Arch Turner, a superintendent of the Breathitt County, Kentucky schools, led and assisted a group of people to buy votes for a candidate in a May 2010 primary election. He coordinated meetings in which he distributed funds he had received from third parties for the purpose of buying votes, and he withdrew cash from his own bank account for the same purpose. During the government investigation, Turner lied to an FBI agent, convinced a co-conspirator to lie to a grand jury, and attempted to convince another co-conspirator to lie to FBI agents. During one such attempt, he told a co-conspirator that the FBI had no evidence against them and that they would not get in trouble if neither of them told on the other. During another, Turner contacted his codefendant, which was a violation of his bond release, told his co-defendant that he could not tell on anyone because he had not seen cash change hands, and instructed his co-defendant to purchase a phone that could not be traced. Eventually, Turner decided the jig was up and pleaded guilty to conspiracy to defraud the United States through buying votes, in violation of 18 U.S.C. § 371 and 42 U.S.C. § 1973i(c).
Thanks to a plea deal, this vote-buying scoundral faced "an advisory Guidelines range of 18 to 24 months imprisonment plus 1 to 3 years of supervised release and a $4,000 to $40,000 fine ... [and a] statutory maximum sentence [of] 5 years of imprisonment plus 3 years of supervised release and a $250,000 fine." The district judge thereafter notified In October 2012, the district court issued a notice advising the parties that the court intended to consider an upward variance from the Guidelines range and sought at sentencing to hear arguments concerning an upward variance of “not only time but money.” In the end, the sentencing judge imposed a 24-month prison term (the top of the calculated range) as well as a stat-max fine of $250,000.

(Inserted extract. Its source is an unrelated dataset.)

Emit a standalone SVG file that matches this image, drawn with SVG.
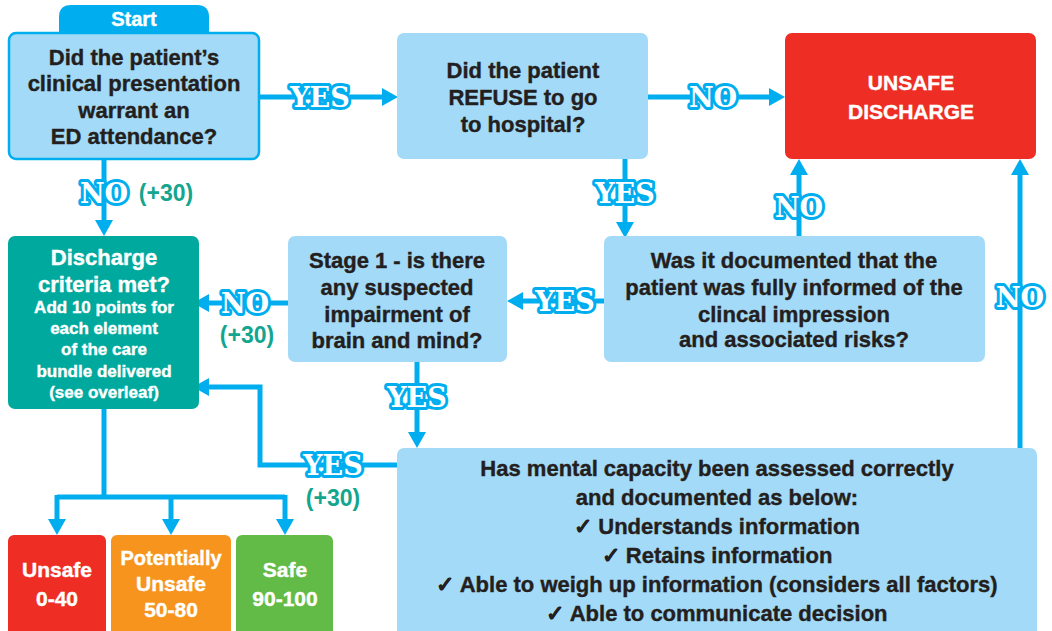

I suspect that a number of federal sentencing judges may have shared the view that the defendant in this case deserved to have the "book thrown at him," but I fear that most would have done so by increasing the length of the defendant's imprisonment rather than maxing out his fine. As a federal taxpayer who usually see little obvious public safety benefit from imprisoning a non-violent white-collar offender for more than a few years, I am pleased that the judge in this case concluded that it would be arguably more fair and efficient to punish in this case with a greater deprivation of property rather than a greater deprivation of liberty.